▼

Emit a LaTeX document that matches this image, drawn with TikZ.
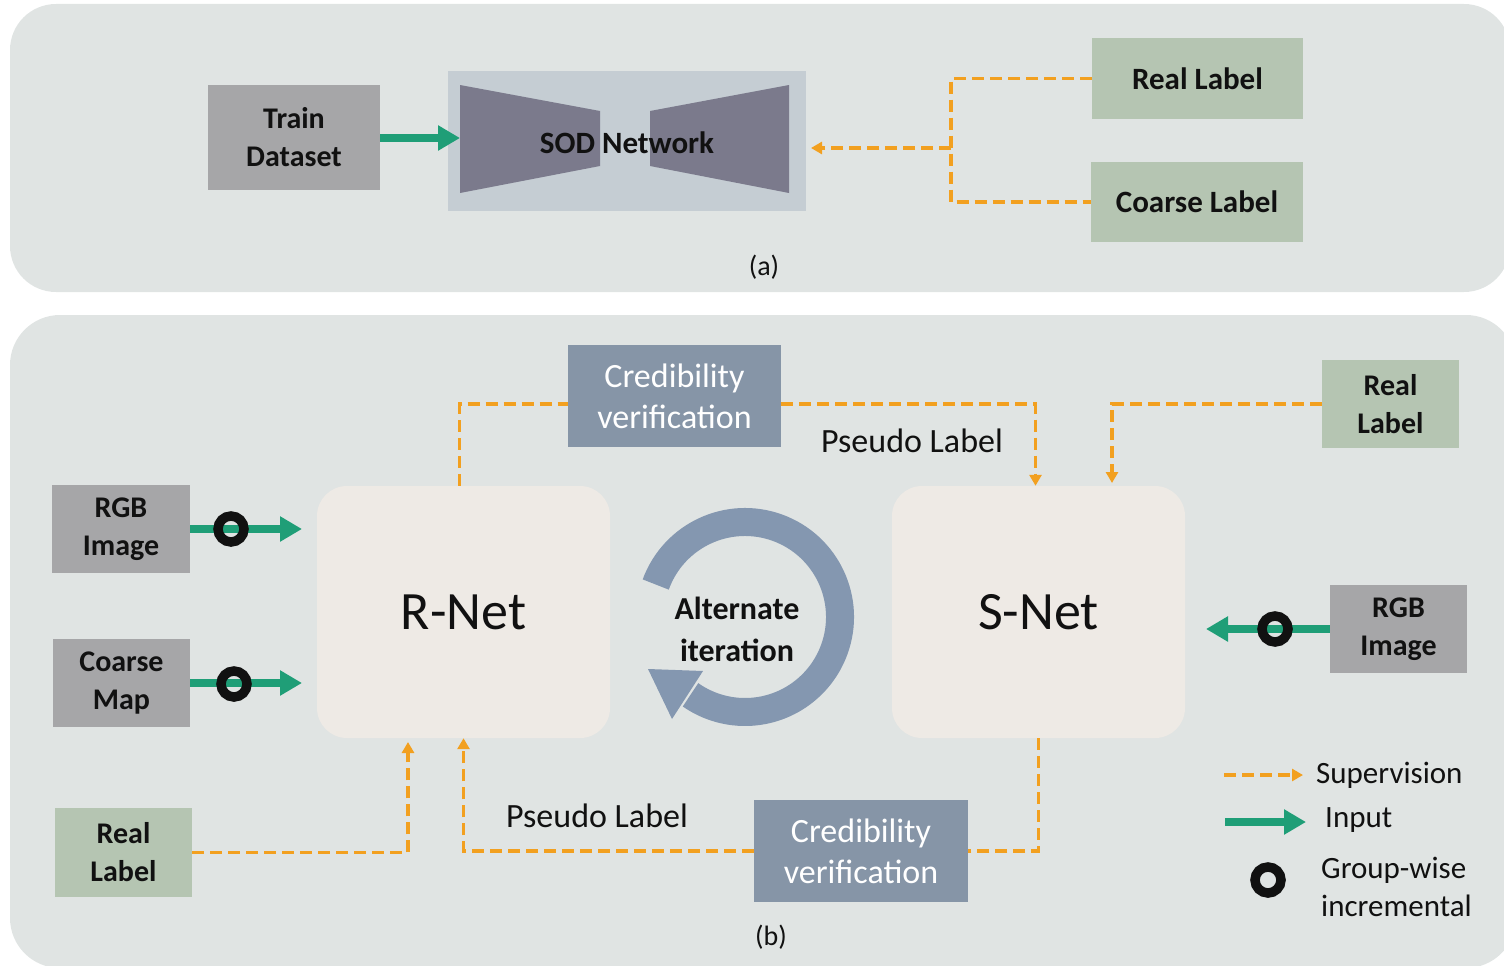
\documentclass[tikz,border=0pt]{standalone}
\usepackage{fontspec}
\setmainfont{Carlito}
\usetikzlibrary{arrows.meta}

\definecolor{panelbg}{RGB}{224,228,227}
\definecolor{graybox}{RGB}{166,166,168}
\definecolor{greenbox}{RGB}{181,197,178}
\definecolor{sodbg}{RGB}{197,205,211}
\definecolor{trapcol}{RGB}{123,122,140}
\definecolor{credcol}{RGB}{134,149,167}
\definecolor{netcol}{RGB}{238,234,229}
\definecolor{supcol}{RGB}{242,160,32}
\definecolor{inputcol}{RGB}{31,158,119}
\definecolor{loopcol}{RGB}{132,151,176}
\definecolor{ink}{RGB}{17,17,17}

\tikzset{
  panel/.style={fill=panelbg, rounded corners=46pt},
  boxbase/.style={inner sep=0pt, align=center, text=ink},
  graybx/.style={boxbase, fill=graybox},
  greenbx/.style={boxbase, fill=greenbox},
  credbx/.style={inner sep=0pt, align=center, fill=credcol, text=white,
    minimum width=213pt, minimum height=102pt,
    font=\fontsize{34}{41}\selectfont},
  netbx/.style={boxbase, fill=netcol, rounded corners=30pt,
    minimum width=293pt, minimum height=252pt,
    font=\fontsize{54}{60}\selectfont},
  boldA/.style={font=\fontsize{31}{38}\selectfont\bfseries},
  boldB/.style={font=\fontsize{30}{38}\selectfont\bfseries},
  plaintxt/.style={inner sep=0pt, text=ink, font=\fontsize{34}{40}\selectfont},
  legtxt/.style={inner sep=0pt, text=ink, align=left, font=\fontsize{31}{38}\selectfont},
  supdash/.style={draw=supcol, line width=3.5pt, dash pattern=on 12pt off 6pt},
  supline/.style={supdash, -{Triangle[length=11pt,width=12pt]}},
  inputline/.style={draw=inputcol, line width=8pt, -{Triangle[length=22pt,width=24pt]}},
  ringmark/.style={circle, draw=ink, line width=9.5pt, minimum size=26pt, inner sep=0pt},
}

\begin{document}
\begin{tikzpicture}[x=1pt, y=-1pt]
\useasboundingbox (0,0) rectangle (1504,966);

% ---------- panel (a) ----------
\fill[panel] (10,4) rectangle (1510,292);

\node[graybx, boldB, minimum width=172pt, minimum height=105pt] (train) at (294,137.5) {Train\\Dataset};

% encoder / decoder block
\node[fill=sodbg, minimum width=358pt, minimum height=140pt, inner sep=0pt] (sod) at (627,141) {};
\fill[trapcol] (460,85) -- (600,111) -- (600,166) -- (460,193) -- cycle;
\fill[trapcol] (650,111) -- (789,85) -- (789,193) -- (650,166) -- cycle;
\node[boldA, inner sep=0pt, text=ink] (sodtext) at (627,143) {SOD Network};

\node[greenbx, boldA, minimum width=211pt, minimum height=81pt] (realA) at (1197.5,78.5) {Real Label};
\node[greenbx, boldA, minimum width=212pt, minimum height=80pt] (coarseA) at (1197,202) {Coarse Label};

\coordinate (sodin) at (460,138);
\coordinate (sodout) at (811,148);
\coordinate (junc) at (951,148);
\draw[inputline] (train.east |- sodin) -- (sodin);
\draw[supdash] (realA.west) -| (junc) |- (coarseA.west);
\draw[supline] (junc) -- (sodout);

\node[inner sep=0pt, text=ink, font=\fontsize{28}{34}\selectfont] (capA) at (764,267) {(a)};

% ---------- panel (b) ----------
\fill[panel, rounded corners=50pt] (10,315) rectangle (1516,968);

\node[netbx] (rnet) at (463.5,612) {R-Net};
\node[netbx] (snet) at (1038.5,612) {S-Net};

\node[credbx] (credT) at (674.5,396) {Credibility\\verification};
\node[credbx, minimum width=214pt] (credB) at (861,851) {Credibility\\verification};

\node[plaintxt] (pseudoT) at (912,441) {Pseudo Label};
\node[plaintxt] (pseudoB) at (597,816) {Pseudo Label};

\node[greenbx, boldB, minimum width=137pt, minimum height=88pt] (realR) at (1390.5,404) {Real\\Label};
\node[greenbx, boldB, minimum width=137pt, minimum height=89pt] (realL) at (123.5,852.5) {Real\\Label};
\node[graybx, boldB, minimum width=138pt, minimum height=88pt] (rgbL) at (121,529) {RGB\\Image};
\node[graybx, boldB, minimum width=137pt, minimum height=88pt] (coarseM) at (121.5,683) {Coarse\\Map};
\node[graybx, boldB, minimum width=137pt, minimum height=88pt] (rgbR) at (1398.5,629) {RGB\\Image};

% supervision paths
\coordinate (snetin) at (1112,483);
\coordinate (rnetin) at (408,742);
\draw[supdash] ([xshift=-4pt]rnet.north) |- ([yshift=-8pt]credT.west);
\draw[supline] ([yshift=-8pt]credT.east) -| ([xshift=-3pt]snet.north);
\draw[supline] (realR.west) -| (snetin);
\draw[supdash] (snet.south) |- (credB.east);
\draw[supline] (credB.west) -| (rnet.south);
\draw[supline] (realL.east) -| (rnetin);

% inputs with group-wise incremental marks
\coordinate (rgbLtip) at (302,529);
\coordinate (coarseMtip) at (302,683);
\coordinate (rgbRtip) at (1206,629);
\draw[inputline] (rgbL.east) -- (rgbLtip);
\draw[inputline] (coarseM.east) -- (coarseMtip);
\draw[inputline] (rgbR.west) -- (rgbRtip);
\node[ringmark] (ringA) at (231,529) {};
\node[ringmark] (ringB) at (234,684) {};
\node[ringmark] (ringC) at (1275,629) {};

% alternate iteration loop
\begin{scope}[shift={(745,617)}, yscale=-1]
  \draw[loopcol, line width=28pt] (160:95) arc[start angle=160, end angle=-125, radius=95];
\end{scope}
\fill[loopcol] (648,669) -- (703,671) -- (672,719) -- cycle;
\node[inner sep=0pt, align=center, text=ink, font=\fontsize{32}{42}\selectfont\bfseries] (alt) at (737,629) {Alternate\\iteration};

\node[inner sep=0pt, text=ink, font=\fontsize{28}{34}\selectfont] (capB) at (771,937) {(b)};

% legend
\coordinate (lgA1) at (1224,775);
\coordinate (lgA2) at (1303,775);
\coordinate (lgB1) at (1225,822);
\coordinate (lgB2) at (1306,822);
\draw[supline] (lgA1) -- (lgA2);
\draw[inputline] (lgB1) -- (lgB2);
\node[ringmark] (lgring) at (1268,880) {};
\node[legtxt, anchor=west] (lgsup) at (1316,775) {Supervision};
\node[legtxt, anchor=west] (lginp) at (1325,820) {Input};
\node[legtxt, anchor=west] (lggrp) at (1321,887) {Group-wise\\incremental};
\end{tikzpicture}
\end{document}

▲

■ **Short exercise**: Repeat the material above in full and exactly, omitting the pictures.

■ **The reply**:
Emit a LaTeX document that matches this image, drawn with TikZ.
\documentclass[tikz,border=0pt]{standalone}
\usepackage{fontspec}
\setmainfont{Carlito}
\usetikzlibrary{arrows.meta}

\definecolor{panelbg}{RGB}{224,228,227}
\definecolor{graybox}{RGB}{166,166,168}
\definecolor{greenbox}{RGB}{181,197,178}
\definecolor{sodbg}{RGB}{197,205,211}
\definecolor{trapcol}{RGB}{123,122,140}
\definecolor{credcol}{RGB}{134,149,167}
\definecolor{netcol}{RGB}{238,234,229}
\definecolor{supcol}{RGB}{242,160,32}
\definecolor{inputcol}{RGB}{31,158,119}
\definecolor{loopcol}{RGB}{132,151,176}
\definecolor{ink}{RGB}{17,17,17}

\tikzset{
  panel/.style={fill=panelbg, rounded corners=46pt},
  boxbase/.style={inner sep=0pt, align=center, text=ink},
  graybx/.style={boxbase, fill=graybox},
  greenbx/.style={boxbase, fill=greenbox},
  credbx/.style={inner sep=0pt, align=center, fill=credcol, text=white,
    minimum width=213pt, minimum height=102pt,
    font=\fontsize{34}{41}\selectfont},
  netbx/.style={boxbase, fill=netcol, rounded corners=30pt,
    minimum width=293pt, minimum height=252pt,
    font=\fontsize{54}{60}\selectfont},
  boldA/.style={font=\fontsize{31}{38}\selectfont\bfseries},
  boldB/.style={font=\fontsize{30}{38}\selectfont\bfseries},
  plaintxt/.style={inner sep=0pt, text=ink, font=\fontsize{34}{40}\selectfont},
  legtxt/.style={inner sep=0pt, text=ink, align=left, font=\fontsize{31}{38}\selectfont},
  supdash/.style={draw=supcol, line width=3.5pt, dash pattern=on 12pt off 6pt},
  supline/.style={supdash, -{Triangle[length=11pt,width=12pt]}},
  inputline/.style={draw=inputcol, line width=8pt, -{Triangle[length=22pt,width=24pt]}},
  ringmark/.style={circle, draw=ink, line width=9.5pt, minimum size=26pt, inner sep=0pt},
}

\begin{document}
\begin{tikzpicture}[x=1pt, y=-1pt]
\useasboundingbox (0,0) rectangle (1504,966);

% ---------- panel (a) ----------
\fill[panel] (10,4) rectangle (1510,292);

\node[graybx, boldB, minimum width=172pt, minimum height=105pt] (train) at (294,137.5) {Train\\Dataset};

% encoder / decoder block
\node[fill=sodbg, minimum width=358pt, minimum height=140pt, inner sep=0pt] (sod) at (627,141) {};
\fill[trapcol] (460,85) -- (600,111) -- (600,166) -- (460,193) -- cycle;
\fill[trapcol] (650,111) -- (789,85) -- (789,193) -- (650,166) -- cycle;
\node[boldA, inner sep=0pt, text=ink] (sodtext) at (627,143) {SOD Network};

\node[greenbx, boldA, minimum width=211pt, minimum height=81pt] (realA) at (1197.5,78.5) {Real Label};
\node[greenbx, boldA, minimum width=212pt, minimum height=80pt] (coarseA) at (1197,202) {Coarse Label};

\coordinate (sodin) at (460,138);
\coordinate (sodout) at (811,148);
\coordinate (junc) at (951,148);
\draw[inputline] (train.east |- sodin) -- (sodin);
\draw[supdash] (realA.west) -| (junc) |- (coarseA.west);
\draw[supline] (junc) -- (sodout);

\node[inner sep=0pt, text=ink, font=\fontsize{28}{34}\selectfont] (capA) at (764,267) {(a)};

% ---------- panel (b) ----------
\fill[panel, rounded corners=50pt] (10,315) rectangle (1516,968);

\node[netbx] (rnet) at (463.5,612) {R-Net};
\node[netbx] (snet) at (1038.5,612) {S-Net};

\node[credbx] (credT) at (674.5,396) {Credibility\\verification};
\node[credbx, minimum width=214pt] (credB) at (861,851) {Credibility\\verification};

\node[plaintxt] (pseudoT) at (912,441) {Pseudo Label};
\node[plaintxt] (pseudoB) at (597,816) {Pseudo Label};

\node[greenbx, boldB, minimum width=137pt, minimum height=88pt] (realR) at (1390.5,404) {Real\\Label};
\node[greenbx, boldB, minimum width=137pt, minimum height=89pt] (realL) at (123.5,852.5) {Real\\Label};
\node[graybx, boldB, minimum width=138pt, minimum height=88pt] (rgbL) at (121,529) {RGB\\Image};
\node[graybx, boldB, minimum width=137pt, minimum height=88pt] (coarseM) at (121.5,683) {Coarse\\Map};
\node[graybx, boldB, minimum width=137pt, minimum height=88pt] (rgbR) at (1398.5,629) {RGB\\Image};

% supervision paths
\coordinate (snetin) at (1112,483);
\coordinate (rnetin) at (408,742);
\draw[supdash] ([xshift=-4pt]rnet.north) |- ([yshift=-8pt]credT.west);
\draw[supline] ([yshift=-8pt]credT.east) -| ([xshift=-3pt]snet.north);
\draw[supline] (realR.west) -| (snetin);
\draw[supdash] (snet.south) |- (credB.east);
\draw[supline] (credB.west) -| (rnet.south);
\draw[supline] (realL.east) -| (rnetin);

% inputs with group-wise incremental marks
\coordinate (rgbLtip) at (302,529);
\coordinate (coarseMtip) at (302,683);
\coordinate (rgbRtip) at (1206,629);
\draw[inputline] (rgbL.east) -- (rgbLtip);
\draw[inputline] (coarseM.east) -- (coarseMtip);
\draw[inputline] (rgbR.west) -- (rgbRtip);
\node[ringmark] (ringA) at (231,529) {};
\node[ringmark] (ringB) at (234,684) {};
\node[ringmark] (ringC) at (1275,629) {};

% alternate iteration loop
\begin{scope}[shift={(745,617)}, yscale=-1]
  \draw[loopcol, line width=28pt] (160:95) arc[start angle=160, end angle=-125, radius=95];
\end{scope}
\fill[loopcol] (648,669) -- (703,671) -- (672,719) -- cycle;
\node[inner sep=0pt, align=center, text=ink, font=\fontsize{32}{42}\selectfont\bfseries] (alt) at (737,629) {Alternate\\iteration};

\node[inner sep=0pt, text=ink, font=\fontsize{28}{34}\selectfont] (capB) at (771,937) {(b)};

% legend
\coordinate (lgA1) at (1224,775);
\coordinate (lgA2) at (1303,775);
\coordinate (lgB1) at (1225,822);
\coordinate (lgB2) at (1306,822);
\draw[supline] (lgA1) -- (lgA2);
\draw[inputline] (lgB1) -- (lgB2);
\node[ringmark] (lgring) at (1268,880) {};
\node[legtxt, anchor=west] (lgsup) at (1316,775) {Supervision};
\node[legtxt, anchor=west] (lginp) at (1325,820) {Input};
\node[legtxt, anchor=west] (lggrp) at (1321,887) {Group-wise\\incremental};
\end{tikzpicture}
\end{document}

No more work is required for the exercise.